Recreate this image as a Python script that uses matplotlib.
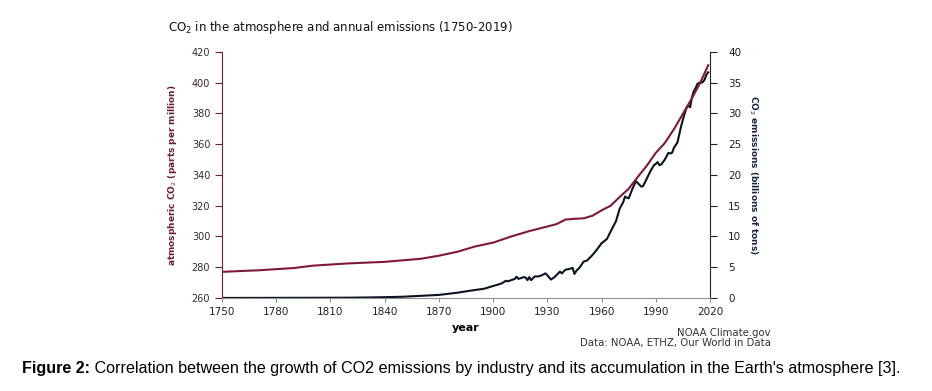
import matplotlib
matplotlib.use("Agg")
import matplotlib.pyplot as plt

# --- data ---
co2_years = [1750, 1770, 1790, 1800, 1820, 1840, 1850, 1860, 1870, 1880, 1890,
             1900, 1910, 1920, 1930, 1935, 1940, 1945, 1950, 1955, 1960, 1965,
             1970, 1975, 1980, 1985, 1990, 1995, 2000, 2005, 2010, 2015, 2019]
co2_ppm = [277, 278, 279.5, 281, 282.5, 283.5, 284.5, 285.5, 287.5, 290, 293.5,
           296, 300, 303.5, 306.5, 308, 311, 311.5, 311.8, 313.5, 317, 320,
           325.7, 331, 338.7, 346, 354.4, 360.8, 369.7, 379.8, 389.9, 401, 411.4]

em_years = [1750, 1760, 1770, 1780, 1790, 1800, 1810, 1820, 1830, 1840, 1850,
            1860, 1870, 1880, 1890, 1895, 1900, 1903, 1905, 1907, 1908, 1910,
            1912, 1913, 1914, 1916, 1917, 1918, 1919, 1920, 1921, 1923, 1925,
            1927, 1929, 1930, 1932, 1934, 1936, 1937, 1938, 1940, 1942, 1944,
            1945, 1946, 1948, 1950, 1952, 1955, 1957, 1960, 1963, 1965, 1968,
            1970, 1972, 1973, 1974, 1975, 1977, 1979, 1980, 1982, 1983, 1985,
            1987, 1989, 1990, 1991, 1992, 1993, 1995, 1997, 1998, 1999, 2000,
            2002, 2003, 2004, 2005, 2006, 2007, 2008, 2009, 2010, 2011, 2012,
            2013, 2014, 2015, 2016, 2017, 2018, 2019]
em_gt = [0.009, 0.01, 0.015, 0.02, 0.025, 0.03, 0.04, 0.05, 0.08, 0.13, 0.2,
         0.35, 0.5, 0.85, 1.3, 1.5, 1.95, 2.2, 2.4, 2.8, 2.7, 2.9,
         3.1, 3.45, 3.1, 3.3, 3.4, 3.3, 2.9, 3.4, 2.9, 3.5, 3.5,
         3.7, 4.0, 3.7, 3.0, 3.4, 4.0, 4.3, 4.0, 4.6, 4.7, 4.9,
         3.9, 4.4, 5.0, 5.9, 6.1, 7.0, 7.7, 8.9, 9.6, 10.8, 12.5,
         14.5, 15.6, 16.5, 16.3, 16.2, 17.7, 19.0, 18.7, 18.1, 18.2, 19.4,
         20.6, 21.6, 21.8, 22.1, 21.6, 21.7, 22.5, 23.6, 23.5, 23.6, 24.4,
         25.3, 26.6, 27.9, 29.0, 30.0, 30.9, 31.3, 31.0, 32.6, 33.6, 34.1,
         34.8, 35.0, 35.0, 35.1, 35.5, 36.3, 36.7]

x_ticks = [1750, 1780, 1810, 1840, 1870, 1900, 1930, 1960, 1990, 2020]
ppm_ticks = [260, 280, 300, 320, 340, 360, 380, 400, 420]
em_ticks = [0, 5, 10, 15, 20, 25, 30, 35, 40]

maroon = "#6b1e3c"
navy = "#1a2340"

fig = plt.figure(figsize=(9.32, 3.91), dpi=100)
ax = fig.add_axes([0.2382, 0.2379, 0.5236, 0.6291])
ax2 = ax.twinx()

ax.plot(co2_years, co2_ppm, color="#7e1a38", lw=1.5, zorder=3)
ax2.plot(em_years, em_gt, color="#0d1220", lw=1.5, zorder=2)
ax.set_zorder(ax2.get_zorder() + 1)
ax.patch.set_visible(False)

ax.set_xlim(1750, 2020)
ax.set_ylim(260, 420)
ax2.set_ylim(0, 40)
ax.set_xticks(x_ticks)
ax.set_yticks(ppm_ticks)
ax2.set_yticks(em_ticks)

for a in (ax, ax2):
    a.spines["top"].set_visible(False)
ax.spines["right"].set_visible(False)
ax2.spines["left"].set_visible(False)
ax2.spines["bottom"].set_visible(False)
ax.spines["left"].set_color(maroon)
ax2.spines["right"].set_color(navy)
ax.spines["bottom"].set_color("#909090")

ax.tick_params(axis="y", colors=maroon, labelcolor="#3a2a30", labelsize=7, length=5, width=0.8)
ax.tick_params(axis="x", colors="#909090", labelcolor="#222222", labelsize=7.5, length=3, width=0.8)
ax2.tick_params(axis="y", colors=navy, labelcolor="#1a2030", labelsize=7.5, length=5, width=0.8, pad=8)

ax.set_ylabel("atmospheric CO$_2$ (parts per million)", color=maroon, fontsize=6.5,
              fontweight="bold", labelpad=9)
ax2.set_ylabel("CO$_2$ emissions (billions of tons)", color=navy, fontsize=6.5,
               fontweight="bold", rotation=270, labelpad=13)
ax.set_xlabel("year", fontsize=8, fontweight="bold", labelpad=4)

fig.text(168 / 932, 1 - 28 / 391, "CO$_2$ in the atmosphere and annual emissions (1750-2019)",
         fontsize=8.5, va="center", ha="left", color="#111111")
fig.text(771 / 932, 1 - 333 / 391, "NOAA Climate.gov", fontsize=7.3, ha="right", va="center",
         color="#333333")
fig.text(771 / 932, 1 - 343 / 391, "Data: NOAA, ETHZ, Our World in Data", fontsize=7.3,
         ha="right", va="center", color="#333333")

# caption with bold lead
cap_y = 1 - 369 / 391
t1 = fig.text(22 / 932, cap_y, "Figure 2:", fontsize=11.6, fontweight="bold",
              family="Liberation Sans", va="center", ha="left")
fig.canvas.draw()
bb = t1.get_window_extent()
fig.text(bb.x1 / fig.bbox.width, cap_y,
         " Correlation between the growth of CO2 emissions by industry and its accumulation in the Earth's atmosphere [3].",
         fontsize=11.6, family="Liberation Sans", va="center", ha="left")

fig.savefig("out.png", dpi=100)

_JOB_:
From the first line above through the line containing "389.9, 401, 411.4]", copy everything exactly, without the pictures.

_TASK RESPONSE_:
Recreate this image as a Python script that uses matplotlib.
import matplotlib
matplotlib.use("Agg")
import matplotlib.pyplot as plt

# --- data ---
co2_years = [1750, 1770, 1790, 1800, 1820, 1840, 1850, 1860, 1870, 1880, 1890,
             1900, 1910, 1920, 1930, 1935, 1940, 1945, 1950, 1955, 1960, 1965,
             1970, 1975, 1980, 1985, 1990, 1995, 2000, 2005, 2010, 2015, 2019]
co2_ppm = [277, 278, 279.5, 281, 282.5, 283.5, 284.5, 285.5, 287.5, 290, 293.5,
           296, 300, 303.5, 306.5, 308, 311, 311.5, 311.8, 313.5, 317, 320,
           325.7, 331, 338.7, 346, 354.4, 360.8, 369.7, 379.8, 389.9, 401, 411.4]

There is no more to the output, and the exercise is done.